Depuis longtemps on en parlait !

Dans les commissions municipales, au cours des assemblées de Parents d'élèves, des Conseils de Professeurs, des réunions syndicales, une question revenait souvent à l'ordre du jour :

Allait-on encore longtemps recevoir des élèves à l'École Martini ? Ces locaux vétustes, mal chauffés, mal éclairés, inconfortables à tous égards, ces locaux inadaptés aux nécessités d'un enseignement moderne allaient-ils continuer d'accueillir des élèves ?

Tout le monde était bien d'accord pour faire du neuf. La Seyne, avec le développement impétueux de sa population, avait besoin de structures nouvelles pour l'Enseignement.

Si des problèmes se posaient pour l'Enseignement primaire, surtout après les destructions de la guerre, la situation était véritablement dramatique pour le secondaire - classique, moderne et technique - notamment au cours des années 1950 à 1955.

Pour apporter une réponse à ces problèmes, des crédits importants étaient nécessaires. Les interventions de parlementaires - Toussaint Merle (1) en particulier - et de la Municipalité, les rapports des inspecteurs généraux, les requêtes des syndicats, des Associations de parents d'élèves, se multipliaient en vue d'obtenir satisfaction.

(1) T. Merle : Voir biographie en fin de l'ouvrage.

Or, à ce moment-là, les crédits d'État s'en allaient en fumée dans les folles aventures coloniales, alors que le pays était bien loin d'avoir pansé ses blessures de la guerre.

Enfin, en 1959, le Lycée classique, moderne et technique vit le jour, au quartier Beaussier (2), non loin de la maison-mère.

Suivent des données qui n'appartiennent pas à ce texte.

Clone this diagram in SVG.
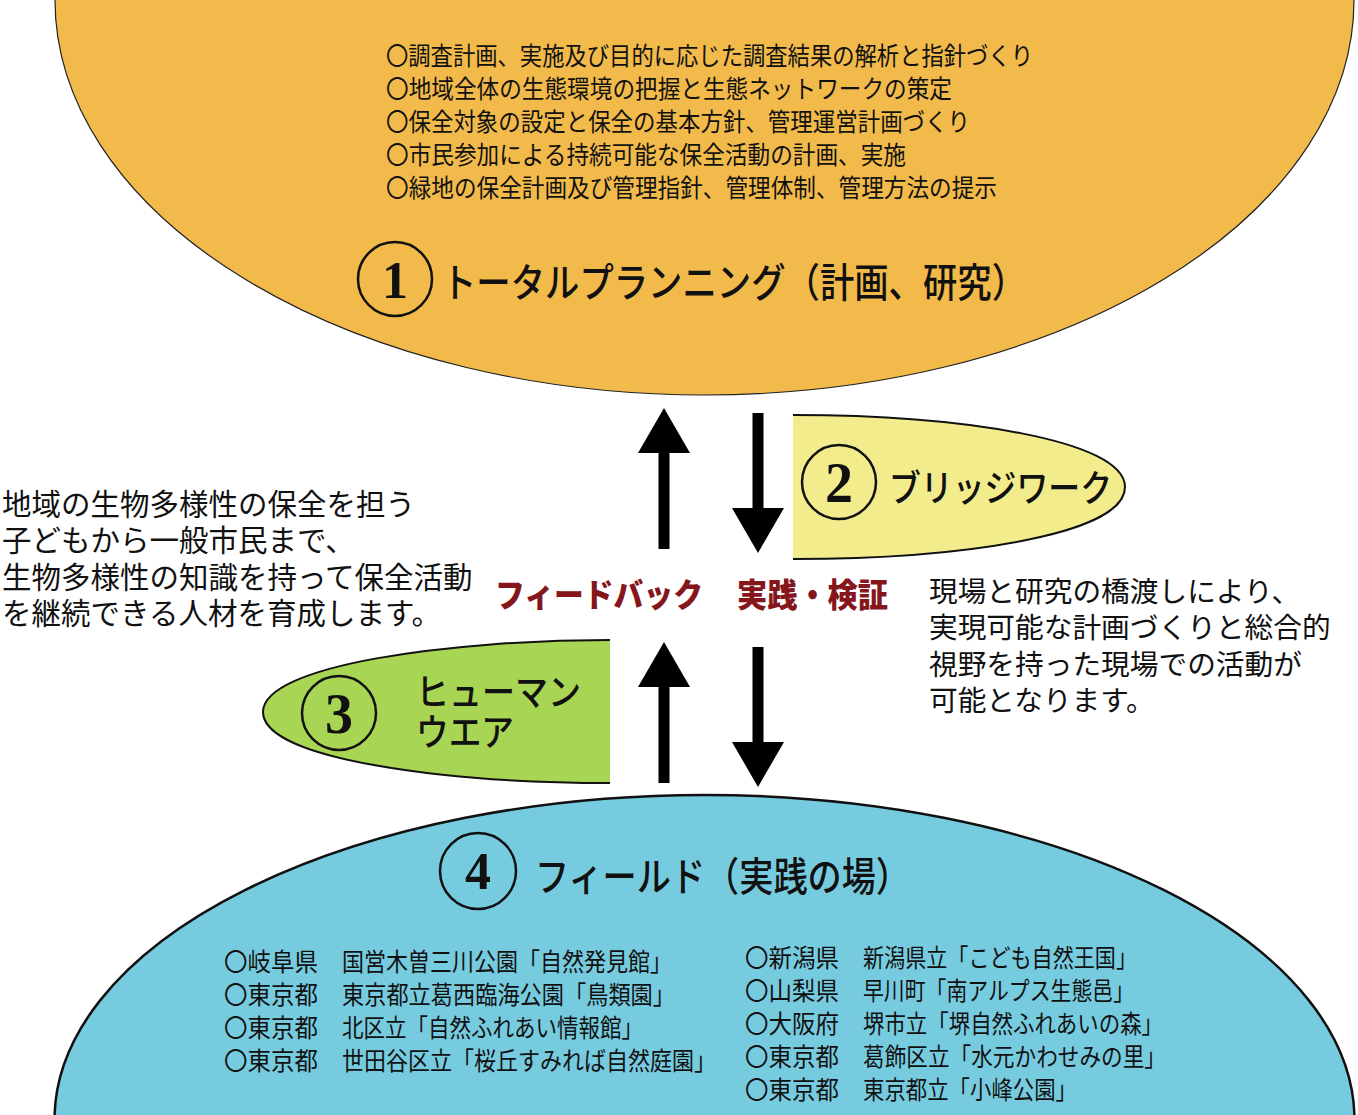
<svg xmlns="http://www.w3.org/2000/svg" width="1358" height="1115" viewBox="0 0 1358 1115">
<defs>
<style>
.jp{font-family:"Noto Sans CJK JP","Noto Sans CJK SC",sans-serif;fill:#111}
.lst{font-size:25px}
.side{font-size:29.5px}
.sider{font-size:28.7px}
.ttl{font-size:40px;font-weight:500}
.sub{font-size:37px;font-weight:500}
.num{font-family:"Liberation Serif",serif;font-weight:bold;fill:#111;text-anchor:middle}
.ring{fill:none;stroke:#111;stroke-width:2.5}
.red{font-family:"Noto Sans CJK JP",sans-serif;font-weight:900;font-size:33px;fill:#85161B}
.arr{stroke:#000;stroke-width:11;fill:none}
</style>
<marker id="head" markerUnits="userSpaceOnUse" viewBox="0 0 45 52" markerWidth="45" markerHeight="52" refX="0" refY="26" orient="auto">
<path d="M0,0 L45,26 L0,52 Z" fill="#000"/>
</marker>
</defs>
<rect width="1358" height="1115" fill="#fff"/>

<g id="node1">
<ellipse cx="704.5" cy="0" rx="649.5" ry="395" fill="#F2BA4A" stroke="#222" stroke-width="1.2"/>
<text class="jp lst" x="386" y="65" textLength="647" lengthAdjust="spacingAndGlyphs">〇調査計画、実施及び目的に応じた調査結果の解析と指針づくり</text>
<text class="jp lst" x="386" y="98" textLength="566" lengthAdjust="spacingAndGlyphs">〇地域全体の生態環境の把握と生態ネットワークの策定</text>
<text class="jp lst" x="386" y="131" textLength="584" lengthAdjust="spacingAndGlyphs">〇保全対象の設定と保全の基本方針、管理運営計画づくり</text>
<text class="jp lst" x="386" y="164" textLength="520" lengthAdjust="spacingAndGlyphs">〇市民参加による持続可能な保全活動の計画、実施</text>
<text class="jp lst" x="386" y="197" textLength="611" lengthAdjust="spacingAndGlyphs">〇緑地の保全計画及び管理指針、管理体制、管理方法の提示</text>
<circle class="ring" cx="395" cy="279" r="37"/>
<text class="num" x="395" y="298" font-size="52">1</text>
<text class="jp ttl" x="442" y="297" textLength="584" lengthAdjust="spacingAndGlyphs">トータルプランニング（計画、研究）</text>
</g>

<g id="node2">
<path d="M793,415 C960,415 1125,440 1125,487 C1125,535 960,559 793,559 Z" fill="#F2EC8C"/>
<path d="M793,415 C960,415 1125,440 1125,487 C1125,535 960,559 793,559" fill="none" stroke="#111" stroke-width="2"/>
<circle class="ring" cx="839" cy="482" r="37"/>
<text class="num" x="839" y="502" font-size="56">2</text>
<text class="jp sub" x="889" y="502" textLength="223" lengthAdjust="spacingAndGlyphs">ブリッジワーク</text>
</g>

<g id="node3">
<path d="M610,640 C450,640 263,665 263,712 C263,760 450,783 610,783 Z" fill="#A8D554"/>
<path d="M610,640 C450,640 263,665 263,712 C263,760 450,783 610,783" fill="none" stroke="#111" stroke-width="2"/>
<circle class="ring" cx="339" cy="713" r="37"/>
<text class="num" x="339" y="733" font-size="56">3</text>
<text class="jp sub" x="416" y="706" textLength="165" lengthAdjust="spacingAndGlyphs">ヒューマン</text>
<text class="jp sub" x="416" y="746" textLength="98" lengthAdjust="spacingAndGlyphs">ウエア</text>
</g>

<g id="node4">
<ellipse cx="704.5" cy="1120" rx="650" ry="325" fill="#77CBDF" stroke="#111" stroke-width="2.5"/>
<circle class="ring" cx="478" cy="871" r="38"/>
<text class="num" x="478" y="889" font-size="52">4</text>
<text class="jp ttl" x="535" y="891" textLength="375" lengthAdjust="spacingAndGlyphs">フィールド（実践の場）</text>
<text class="jp lst" x="224" y="971" textLength="94" lengthAdjust="spacingAndGlyphs">〇岐阜県</text>
<text class="jp lst" x="342" y="971" textLength="330" lengthAdjust="spacingAndGlyphs">国営木曽三川公園「自然発見館」</text>
<text class="jp lst" x="224" y="1004" textLength="94" lengthAdjust="spacingAndGlyphs">〇東京都</text>
<text class="jp lst" x="342" y="1004" textLength="333" lengthAdjust="spacingAndGlyphs">東京都立葛西臨海公園「鳥類園」</text>
<text class="jp lst" x="224" y="1037" textLength="94" lengthAdjust="spacingAndGlyphs">〇東京都</text>
<text class="jp lst" x="342" y="1037" textLength="301" lengthAdjust="spacingAndGlyphs">北区立「自然ふれあい情報館」</text>
<text class="jp lst" x="224" y="1070" textLength="94" lengthAdjust="spacingAndGlyphs">〇東京都</text>
<text class="jp lst" x="342" y="1070" textLength="374" lengthAdjust="spacingAndGlyphs">世田谷区立「桜丘すみれば自然庭園」</text>
<text class="jp lst" x="745" y="967" textLength="94" lengthAdjust="spacingAndGlyphs">〇新潟県</text>
<text class="jp lst" x="863" y="967" textLength="274" lengthAdjust="spacingAndGlyphs">新潟県立「こども自然王国」</text>
<text class="jp lst" x="745" y="1000" textLength="94" lengthAdjust="spacingAndGlyphs">〇山梨県</text>
<text class="jp lst" x="863" y="1000" textLength="271" lengthAdjust="spacingAndGlyphs">早川町「南アルプス生態邑」</text>
<text class="jp lst" x="745" y="1033" textLength="94" lengthAdjust="spacingAndGlyphs">〇大阪府</text>
<text class="jp lst" x="863" y="1033" textLength="300" lengthAdjust="spacingAndGlyphs">堺市立「堺自然ふれあいの森」</text>
<text class="jp lst" x="745" y="1066" textLength="94" lengthAdjust="spacingAndGlyphs">〇東京都</text>
<text class="jp lst" x="863" y="1066" textLength="303" lengthAdjust="spacingAndGlyphs">葛飾区立「水元かわせみの里」</text>
<text class="jp lst" x="745" y="1099" textLength="94" lengthAdjust="spacingAndGlyphs">〇東京都</text>
<text class="jp lst" x="863" y="1099" textLength="214" lengthAdjust="spacingAndGlyphs">東京都立「小峰公園」</text>
</g>

<g id="connectors">
<line class="arr" x1="664" y1="549" x2="664" y2="453" marker-end="url(#head)"/>
<line class="arr" x1="758" y1="413" x2="758" y2="508" marker-end="url(#head)"/>
<line class="arr" x1="664" y1="783" x2="664" y2="687" marker-end="url(#head)"/>
<line class="arr" x1="758" y1="647" x2="758" y2="742" marker-end="url(#head)"/>
<text class="red" x="495" y="607" textLength="208" lengthAdjust="spacingAndGlyphs">フィードバック</text>
<text class="red" x="737" y="607" textLength="151" lengthAdjust="spacingAndGlyphs">実践・検証</text>
</g>

<g id="note-left">
<text class="jp side" x="2" y="515">地域の生物多様性の保全を担う</text>
<text class="jp side" x="2" y="551">子どもから一般市民まで、</text>
<text class="jp side" x="2" y="588">生物多様性の知識を持って保全活動</text>
<text class="jp side" x="2" y="624">を継続できる人材を育成します。</text>
</g>

<g id="note-right">
<text class="jp sider" x="929" y="602">現場と研究の橋渡しにより、</text>
<text class="jp sider" x="929" y="638">実現可能な計画づくりと総合的</text>
<text class="jp sider" x="929" y="675">視野を持った現場での活動が</text>
<text class="jp sider" x="929" y="711">可能となります。</text>
</g>
</svg>
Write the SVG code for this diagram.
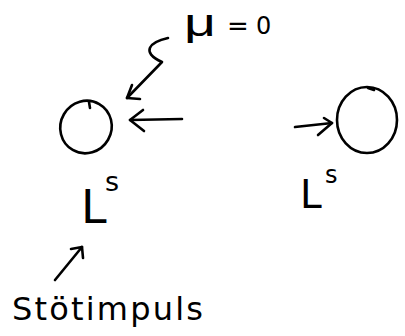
<svg xmlns="http://www.w3.org/2000/svg" width="405" height="336" viewBox="0 0 405 336">
<style>
.ink{fill:none;stroke:#000;stroke-width:2.6;stroke-linecap:round;stroke-linejoin:round}
.t{font-family:"DejaVu Sans","Liberation Sans",sans-serif;fill:#000}
</style>
<rect width="405" height="336" fill="#fff"/>
<g id="ball-left">
<ellipse class="ink" cx="86" cy="127" rx="25.5" ry="26.5" transform="rotate(30 86 127)"/>
<path class="ink" d="M89 102 L90 108"/>
</g>
<g id="ball-right">
<ellipse class="ink" cx="367" cy="120" rx="30" ry="33"/>
<path class="ink" d="M368 88 L374 90"/>
</g>
<g id="connectors">
<path class="ink" d="M168 38 C150 42 140 52 162 62 L127 98"/>
<path class="ink" d="M132 85 L127 98 L140 99"/>
<path class="ink" d="M182 119 L130 120"/>
<path class="ink" d="M143 110 L130 120 L144 131"/>
<path class="ink" d="M295 127 L332 123"/>
<path class="ink" d="M324 118 L332 123 L318 135"/>
<path class="ink" d="M55 280 L82 247"/>
<path class="ink" d="M71 249 L82 247 L83 258"/>
</g>
<g id="labels">
<text x="184" y="36" font-family="'Liberation Sans',sans-serif" font-size="38" textLength="32" lengthAdjust="spacingAndGlyphs">μ</text>
<text class="t" x="227" y="35" font-size="26">=</text>
<text class="t" x="256" y="34" font-size="24">0</text>
<text class="t" x="81" y="223" font-size="46">L</text>
<text class="t" x="105" y="191" font-size="27">s</text>
<text class="t" x="300" y="208" font-size="39">L</text>
<text class="t" x="325" y="183" font-size="24">s</text>
<text class="t" x="12" y="320" font-size="32" textLength="191" lengthAdjust="spacing">Stötimpuls</text>
</g>
</svg>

(2) Quoique n'ayant jamais été baptisé, le Lycée classique et moderne de La Seyne est appelé Lycée Beaussier par ceux qui le fréquentent ou l'ont fréquenté, popularisant ainsi le nom d'une des familles fondatrices de notre cité.

Qu'allait-on faire de l'École Martini ?

Après maintes discussions, la municipalité décida de raser les vieux bâtiments devenus inutilisables et d'aménager sur les 5.285 m2 de terrain libéré un parking d'une capacité d'accueil de 400 véhicules.

Il fut également décidé de construire une école primaire de dix classes, absolument nécessaire au centre-ville.

Il fallut donc raser l'ensemble des bâtiments anciens auxquels avaient été ajoutés, au fil des années - nous le verrons - un certain nombre de verrues.

L'Entreprise chargée de ce travail prit soin de récupérer ce qui pouvait encore être utilisable, tant dans les matériaux que dans le mobilier et les équipements de l'école.

Vue de la façade nord de l'école, peu de temps avant sa destruction. À gauche, la rue Martini (on reconnaît le pavillon où fonctionnait la cuisine). À droite, le bâtiment de l'école primaire supérieure. Partiellement cachés par les arbres, les ateliers et le jardin du presbytère. Sur le devant, la cour nord qui fut utilisée comme parking dans les dernières années avant la destruction.

École Martini - 1975

L'École est alors occupée par les Beaux-Arts.

Vue du préau d'origine.

À l'angle du vieux bâtiment, le bureau de Monsieur le Directeur.

École Martini - 1965

Vue prise de la rue Cavaillon.

Devant le clocher, on distingue : à droite, les bâtiments de l'école primaire ; au centre, les bâtiments de l'école primaire supérieure ; à gauche, les ateliers et la première salle de dessin.

École Martini - 1960

La cour sud. L'École est sur sa fin. On voit les bâtiments ouest aux toitures disparates.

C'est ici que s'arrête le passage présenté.